▼▼▼

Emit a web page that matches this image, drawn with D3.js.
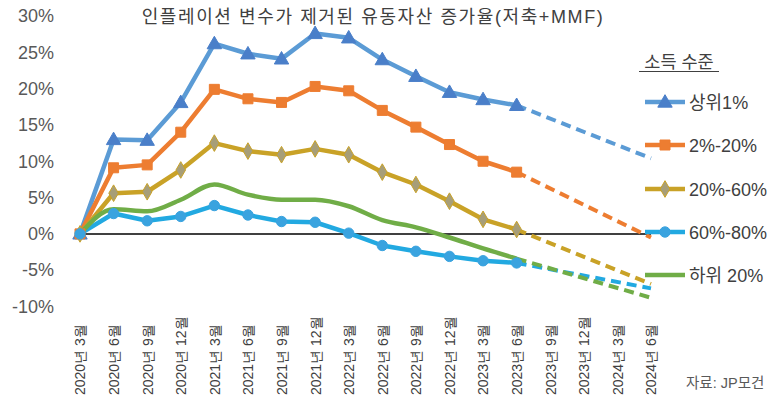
<!DOCTYPE html>
<html><head><meta charset="utf-8">
<script src="https://cdn.jsdelivr.net/npm/d3@7"></script>
<style>
body{margin:0;background:#fff;}
svg{display:block;font-family:"Liberation Sans","Noto Sans CJK KR",Arial,sans-serif;}
</style></head>
<body><svg id="c" width="777" height="406"></svg>
<script>
const categories = ["2020년 3월","2020년 6월","2020년 9월","2020년 12월","2021년 3월","2021년 6월","2021년 9월","2021년 12월","2022년 3월","2022년 6월","2022년 9월","2022년 12월","2023년 3월","2023년 6월","2023년 9월","2023년 12월","2024년 3월","2024년 6월"];
const seriesNames = ["상위1%","2%-20%","20%-60%","60%-80%","하위 20%"];
const top1     = [0, 13.0, 12.9, 18.1, 26.2, 24.8, 24.1, 27.6, 27.0, 24.0, 21.7, 19.5, 18.5, 17.7];
const p2to20   = [0, 9.1, 9.5, 14.0, 19.9, 18.6, 18.1, 20.3, 19.7, 17.0, 14.7, 12.3, 10.0, 8.5];
const p20to60  = [0, 5.6, 5.8, 8.8, 12.5, 11.4, 10.9, 11.7, 10.9, 8.5, 6.8, 4.5, 2.0, 0.6];
const p60to80  = [0, 2.8, 1.8, 2.4, 3.9, 2.6, 1.7, 1.6, 0.1, -1.6, -2.4, -3.1, -3.7, -4.0];
const bottom20 = [0, 3.4, 3.1, 4.7, 6.8, 5.4, 4.7, 4.7, 3.8, 1.9, 0.9, -0.5, -2.0, -3.4];
// projection end values (2024년 6월)
const projected = [10.4, -0.5, -6.9, -7.5, -8.8];
const yTicks = [-10, -5, 0, 5, 10, 15, 20, 25, 30];

const svg = d3.select("#c");
const x = d3.scalePoint().domain(categories).range([80, 651]);
const y = d3.scaleLinear().domain([-10, 30]).range([306.5, 16]);

const colors = ["#5B9BD5", "#ED7D31", "#C9A227", "#22A9E1", "#70AD47"];
const markFill = ["#4A7FC9", "#ED7D31", "#A79E78", "#3AA3DF", null];
const markStroke = ["#4A7FC9", "#ED7D31", "#C9A227", "#3AA3DF", null];
const symbols = [d3.symbolTriangle, d3.symbolSquare, d3.symbolDiamond, d3.symbolCircle, null];
const symSize = [90, 100, 80, 85, 0];
const data = [top1, p2to20, p20to60, p60to80, bottom20];

// Title
svg.append("text").attr("x", 373).attr("y", 23).attr("text-anchor", "middle")
  .attr("font-size", 18).attr("letter-spacing", 1.6).attr("fill", "#404040")
  .text("인플레이션 변수가 제거된 유동자산 증가율(저축+MMF)");

// Y axis
const yAxis = svg.append("g").attr("transform", "translate(54,0)")
  .call(d3.axisLeft(y).tickValues(yTicks).tickFormat(d => d + "%").tickSize(0).tickPadding(0));
yAxis.select(".domain").remove();
yAxis.selectAll("text").attr("font-size", 18).attr("fill", "#595959")
  .attr("font-family", "Liberation Sans, Arial, sans-serif");

// X axis labels
const xAxis = svg.append("g").attr("transform", "translate(0,395)")
  .call(d3.axisBottom(x).tickSize(0).tickPadding(0));
xAxis.select(".domain").remove();
xAxis.selectAll("text").attr("font-size", 14).attr("fill", "#404040")
  .attr("transform", "rotate(-90)").attr("x", 0).attr("y", 0).attr("dy", "0.35em")
  .attr("text-anchor", "start");

// zero line
svg.append("line").attr("x1", x(categories[0])).attr("x2", x(categories[17]))
  .attr("y1", y(0)).attr("y2", y(0)).attr("stroke", "#000").attr("stroke-width", 1.5);

// projections (dashed)
data.forEach((s, i) => {
  const pts = [[categories[13], s[13]], [categories[17], projected[i]]];
  svg.append("path").datum(pts)
    .attr("d", d3.line().x(d => x(d[0])).y(d => y(d[1])))
    .attr("fill", "none").attr("stroke", colors[i]).attr("stroke-width", 4)
    .attr("stroke-dasharray", "10,6");
});

// solid lines
data.forEach((s, i) => {
  const pts = s.map((v, j) => [categories[j], v]);
  svg.append("path").datum(pts)
    .attr("d", d3.line().x(d => x(d[0])).y(d => y(d[1]))
      .curve(i === 4 ? d3.curveMonotoneX : d3.curveLinear))
    .attr("fill", "none").attr("stroke", colors[i]).attr("stroke-width", 4.5)
    .attr("stroke-linejoin", "round");
});

// markers
data.forEach((s, i) => {
  if (!symbols[i]) return;
  svg.append("g").selectAll("path").data(s).join("path")
    .attr("transform", (v, j) => `translate(${x(categories[j])},${y(v) + (i === 0 ? 1 : 0)})`)
    .attr("d", d3.symbol().type(symbols[i]).size(symSize[i]))
    .attr("fill", markFill[i]).attr("stroke", markStroke[i]).attr("stroke-width", 1);
});

// Legend
svg.append("text").attr("x", 679).attr("y", 68).attr("text-anchor", "middle")
  .attr("font-size", 17.5).attr("fill", "#404040").text("소득 수준");
svg.append("line").attr("x1", 639).attr("x2", 719).attr("y1", 71.5).attr("y2", 71.5)
  .attr("stroke", "#404040").attr("stroke-width", 1.2);
const legY = [102, 145, 189, 232, 275];
seriesNames.forEach((n, i) => {
  const g = svg.append("g").attr("transform", `translate(0,${legY[i]})`);
  g.append("line").attr("x1", 645).attr("x2", 685).attr("y1", 0).attr("y2", 0)
    .attr("stroke", colors[i]).attr("stroke-width", 4.5);
  if (symbols[i]) g.append("path").attr("transform", `translate(665,${i === 0 ? 1 : 0})`)
    .attr("d", d3.symbol().type(symbols[i]).size(symSize[i]))
    .attr("fill", markFill[i]).attr("stroke", markStroke[i]).attr("stroke-width", 1);
  g.append("text").attr("x", 689).attr("y", 6.5).attr("font-size", 18)
    .attr("fill", "#404040").text(n);
});

// source
svg.append("text").attr("x", 686).attr("y", 388).attr("font-size", 14.5)
  .attr("fill", "#595959").text("자료: JP모건");
</script></body></html>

▲▲▲

- Job: Write out the whole listing again, exactly, with no pictures.

- Completed task:
Emit a web page that matches this image, drawn with D3.js.
<!DOCTYPE html>
<html><head><meta charset="utf-8">
<script src="https://cdn.jsdelivr.net/npm/d3@7"></script>
<style>
body{margin:0;background:#fff;}
svg{display:block;font-family:"Liberation Sans","Noto Sans CJK KR",Arial,sans-serif;}
</style></head>
<body><svg id="c" width="777" height="406"></svg>
<script>
const categories = ["2020년 3월","2020년 6월","2020년 9월","2020년 12월","2021년 3월","2021년 6월","2021년 9월","2021년 12월","2022년 3월","2022년 6월","2022년 9월","2022년 12월","2023년 3월","2023년 6월","2023년 9월","2023년 12월","2024년 3월","2024년 6월"];
const seriesNames = ["상위1%","2%-20%","20%-60%","60%-80%","하위 20%"];
const top1     = [0, 13.0, 12.9, 18.1, 26.2, 24.8, 24.1, 27.6, 27.0, 24.0, 21.7, 19.5, 18.5, 17.7];
const p2to20   = [0, 9.1, 9.5, 14.0, 19.9, 18.6, 18.1, 20.3, 19.7, 17.0, 14.7, 12.3, 10.0, 8.5];
const p20to60  = [0, 5.6, 5.8, 8.8, 12.5, 11.4, 10.9, 11.7, 10.9, 8.5, 6.8, 4.5, 2.0, 0.6];
const p60to80  = [0, 2.8, 1.8, 2.4, 3.9, 2.6, 1.7, 1.6, 0.1, -1.6, -2.4, -3.1, -3.7, -4.0];
const bottom20 = [0, 3.4, 3.1, 4.7, 6.8, 5.4, 4.7, 4.7, 3.8, 1.9, 0.9, -0.5, -2.0, -3.4];
// projection end values (2024년 6월)
const projected = [10.4, -0.5, -6.9, -7.5, -8.8];
const yTicks = [-10, -5, 0, 5, 10, 15, 20, 25, 30];

const svg = d3.select("#c");
const x = d3.scalePoint().domain(categories).range([80, 651]);
const y = d3.scaleLinear().domain([-10, 30]).range([306.5, 16]);

const colors = ["#5B9BD5", "#ED7D31", "#C9A227", "#22A9E1", "#70AD47"];
const markFill = ["#4A7FC9", "#ED7D31", "#A79E78", "#3AA3DF", null];
const markStroke = ["#4A7FC9", "#ED7D31", "#C9A227", "#3AA3DF", null];
const symbols = [d3.symbolTriangle, d3.symbolSquare, d3.symbolDiamond, d3.symbolCircle, null];
const symSize = [90, 100, 80, 85, 0];
const data = [top1, p2to20, p20to60, p60to80, bottom20];

// Title
svg.append("text").attr("x", 373).attr("y", 23).attr("text-anchor", "middle")
  .attr("font-size", 18).attr("letter-spacing", 1.6).attr("fill", "#404040")
  .text("인플레이션 변수가 제거된 유동자산 증가율(저축+MMF)");

// Y axis
const yAxis = svg.append("g").attr("transform", "translate(54,0)")
  .call(d3.axisLeft(y).tickValues(yTicks).tickFormat(d => d + "%").tickSize(0).tickPadding(0));
yAxis.select(".domain").remove();
yAxis.selectAll("text").attr("font-size", 18).attr("fill", "#595959")
  .attr("font-family", "Liberation Sans, Arial, sans-serif");

// X axis labels
const xAxis = svg.append("g").attr("transform", "translate(0,395)")
  .call(d3.axisBottom(x).tickSize(0).tickPadding(0));
xAxis.select(".domain").remove();
xAxis.selectAll("text").attr("font-size", 14).attr("fill", "#404040")
  .attr("transform", "rotate(-90)").attr("x", 0).attr("y", 0).attr("dy", "0.35em")
  .attr("text-anchor", "start");

// zero line
svg.append("line").attr("x1", x(categories[0])).attr("x2", x(categories[17]))
  .attr("y1", y(0)).attr("y2", y(0)).attr("stroke", "#000").attr("stroke-width", 1.5);

// projections (dashed)
data.forEach((s, i) => {
  const pts = [[categories[13], s[13]], [categories[17], projected[i]]];
  svg.append("path").datum(pts)
    .attr("d", d3.line().x(d => x(d[0])).y(d => y(d[1])))
    .attr("fill", "none").attr("stroke", colors[i]).attr("stroke-width", 4)
    .attr("stroke-dasharray", "10,6");
});

// solid lines
data.forEach((s, i) => {
  const pts = s.map((v, j) => [categories[j], v]);
  svg.append("path").datum(pts)
    .attr("d", d3.line().x(d => x(d[0])).y(d => y(d[1]))
      .curve(i === 4 ? d3.curveMonotoneX : d3.curveLinear))
    .attr("fill", "none").attr("stroke", colors[i]).attr("stroke-width", 4.5)
    .attr("stroke-linejoin", "round");
});

// markers
data.forEach((s, i) => {
  if (!symbols[i]) return;
  svg.append("g").selectAll("path").data(s).join("path")
    .attr("transform", (v, j) => `translate(${x(categories[j])},${y(v) + (i === 0 ? 1 : 0)})`)
    .attr("d", d3.symbol().type(symbols[i]).size(symSize[i]))
    .attr("fill", markFill[i]).attr("stroke", markStroke[i]).attr("stroke-width", 1);
});

// Legend
svg.append("text").attr("x", 679).attr("y", 68).attr("text-anchor", "middle")
  .attr("font-size", 17.5).attr("fill", "#404040").text("소득 수준");
svg.append("line").attr("x1", 639).attr("x2", 719).attr("y1", 71.5).attr("y2", 71.5)
  .attr("stroke", "#404040").attr("stroke-width", 1.2);
const legY = [102, 145, 189, 232, 275];
seriesNames.forEach((n, i) => {
  const g = svg.append("g").attr("transform", `translate(0,${legY[i]})`);
  g.append("line").attr("x1", 645).attr("x2", 685).attr("y1", 0).attr("y2", 0)
    .attr("stroke", colors[i]).attr("stroke-width", 4.5);
  if (symbols[i]) g.append("path").attr("transform", `translate(665,${i === 0 ? 1 : 0})`)
    .attr("d", d3.symbol().type(symbols[i]).size(symSize[i]))
    .attr("fill", markFill[i]).attr("stroke", markStroke[i]).attr("stroke-width", 1);
  g.append("text").attr("x", 689).attr("y", 6.5).attr("font-size", 18)
    .attr("fill", "#404040").text(n);
});

// source
svg.append("text").attr("x", 686).attr("y", 388).attr("font-size", 14.5)
  .attr("fill", "#595959").text("자료: JP모건");
</script></body></html>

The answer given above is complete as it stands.